1929 Indian Half Eagle, PCGS MS-63 CAC, $48 386.25
Every series has a last year, and the Indian half eagle’s was 1929. After two decades of Pratt’s sunken design, the five-dollar gold piece was struck a final time in modest numbers, and most never reached collectors, melted or held back as the gold coinage era wound toward its end. That is why the 1929 is seldom seen in Choice Mint State and almost never finer. This one, resting in an older 1990s-generation holder, shows pleasing cartwheel luster and original skin, rich golden color across the incuse work, and fields exceptionally clean for the grade, with only faint chatter on the high points. A coin defined by its position in line: the last of its kind, and scarce because of it.
1921-D Morgan Dollar, PCGS MS-67+ CAC (Bella Collection), $95 062.50
The Morgan dollar had been dead for sixteen years when it came back for one of them in 1921. Production had stopped in 1904; the design returned for a single year before the Peace dollar replaced it, and 1921 marks the only year a Morgan was ever struck at Denver. From that one-year Denver run comes the coin GreatCollections crowned Number 1: the single finest the date PCGS has ever graded, drawn from the Bella Collection. Across both faces runs extraordinary rainbow toning, soft blue, gold, rose, lavender, and sea-green shifting as the coin turns, with blazing luster burning up through the color and a strike sharp enough to leave only minimal chatter on the high points. It was not the most expensive lot of the sale. It was the one collectors most wanted, and that is the whole point: at MS-67+, color and condition beat carat weight.

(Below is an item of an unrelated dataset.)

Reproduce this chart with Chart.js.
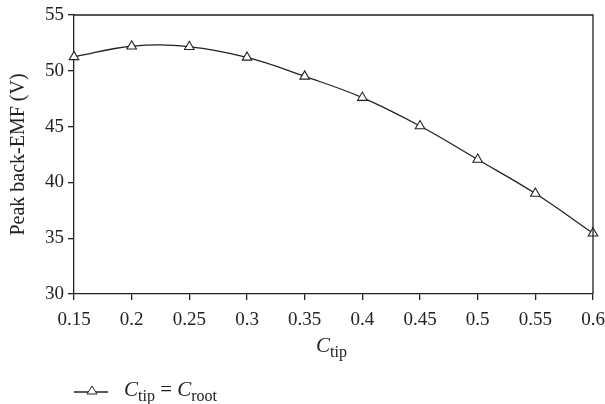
<!DOCTYPE html>
<html>
<head>
<meta charset="utf-8">
<script src="https://cdn.jsdelivr.net/npm/chart.js@4.4.1/dist/chart.umd.min.js"></script>
<style>
    html, body { margin: 0; padding: 0; background: #fff; }
    #wrap { position: relative; width: 605px; height: 404px; font-family: "Liberation Serif", serif; color: #222; }
    #chart { position: absolute; left: 0; top: 0; }
    .math { position: absolute; white-space: nowrap; font-size: 21px; line-height: 1; }
    .math i { font-style: italic; }
    .math sub { font-size: 16px; vertical-align: -5px; line-height: 1; }
    #xtitle { left: 316px; top: 335px; }
    #legend { left: 74px; top: 379px; }
    #legend svg { vertical-align: 0px; margin-right: 14px; }
</style>
</head>
<body>
<div id="wrap">
    <canvas id="chart" width="605" height="404"></canvas>
    <div class="math" id="xtitle"><i>C</i><sub>tip</sub></div>
    <div class="math" id="legend"><svg width="36" height="12"><line x1="0" y1="8" x2="34" y2="8" stroke="#222" stroke-width="1.3"/><polygon points="18,2 23,10 13,10" fill="#fff" stroke="#222" stroke-width="1"/></svg><i>C</i><sub>tip</sub> = <i>C</i><sub>root</sub></div>
</div>
<script>
// data
const cTip = [0.15, 0.2, 0.25, 0.3, 0.35, 0.4, 0.45, 0.5, 0.55, 0.6];
const backEmf = [51.25, 52.2, 52.15, 51.2, 49.5, 47.6, 45.05, 42.05, 39.0, 35.45];
const xTicks = [0.15, 0.2, 0.25, 0.3, 0.35, 0.4, 0.45, 0.5, 0.55, 0.6];
const yTicks = [30, 35, 40, 45, 50, 55];

const ink = '#222';
const tickFont = { family: 'Liberation Serif', size: 19 };

// top and right border of the plot
const frame = {
    id: 'frame',
    afterDraw(chart) {
        const a = chart.chartArea;
        const ctx = chart.ctx;
        ctx.save();
        ctx.strokeStyle = ink;
        ctx.lineWidth = 1.3;
        ctx.beginPath();
        ctx.moveTo(a.left, a.top);
        ctx.lineTo(a.right, a.top);
        ctx.lineTo(a.right, a.bottom);
        ctx.stroke();
        ctx.restore();
    }
};

new Chart(document.getElementById('chart'), {
    type: 'line',
    data: {
        datasets: [{
            label: 'Ctip = Croot',
            data: cTip.map((x, i) => ({ x: x, y: backEmf[i] })),
            borderColor: ink,
            borderWidth: 1.3,
            tension: 0.4,
            pointStyle: 'triangle',
            pointRadius: 5.5,
            pointBackgroundColor: '#fff',
            pointBorderColor: ink,
            pointBorderWidth: 1.1,
            clip: false
        }]
    },
    options: {
        responsive: false,
        animation: false,
        layout: { padding: { top: 15, right: 12, left: 0, bottom: 0 } },
        plugins: {
            legend: { display: false },
            tooltip: { enabled: false }
        },
        scales: {
            x: {
                type: 'linear',
                min: 0.15,
                max: 0.6,
                afterBuildTicks: s => { s.ticks = xTicks.map(v => ({ value: v })); },
                afterFit: s => { s.height = 110; s.paddingLeft = 0; s.paddingRight = 0; },
                border: { color: ink, width: 1.3 },
                grid: { drawOnChartArea: false, color: ink, lineWidth: 1.3, tickLength: 6 },
                ticks: { color: ink, font: tickFont, padding: 9, maxRotation: 0, callback: v => String(v) }
            },
            y: {
                min: 30,
                max: 55,
                afterBuildTicks: s => { s.ticks = yTicks.map(v => ({ value: v })); },
                afterFit: s => { s.width = 74; s.paddingTop = 0; s.paddingBottom = 0; },
                border: { color: ink, width: 1.3 },
                grid: { drawOnChartArea: false, color: ink, lineWidth: 1.3, tickLength: 6 },
                ticks: { color: ink, font: tickFont, padding: 4 },
                title: {
                    display: true,
                    text: 'Peak back-EMF (V)',
                    color: ink,
                    font: { family: 'Liberation Serif', size: 20 },
                    padding: { top: 7, bottom: 2 }
                }
            }
        }
    },
    plugins: [frame]
});
</script>
</body>
</html>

The market underneath the board
Read top to bottom, the board tells a consistent story. The money chased two things, pure gold and proven condition, and where the two met a green CAC sticker, it chased hardest. A kilo of bullion took the top dollar figure, but the lots that drew the most bids were the trophies with names attached: fifty-eight for the finest-known Bella Morgan, fifty-seven for the Humbert slug. That is where the collector market is pointing right now, toward the single-finest, the conservatively graded, and the coin that arrives with a collection’s name already on it. Metal sets the floor. Provenance and condition set the ceiling, and on this board the ceiling kept rising.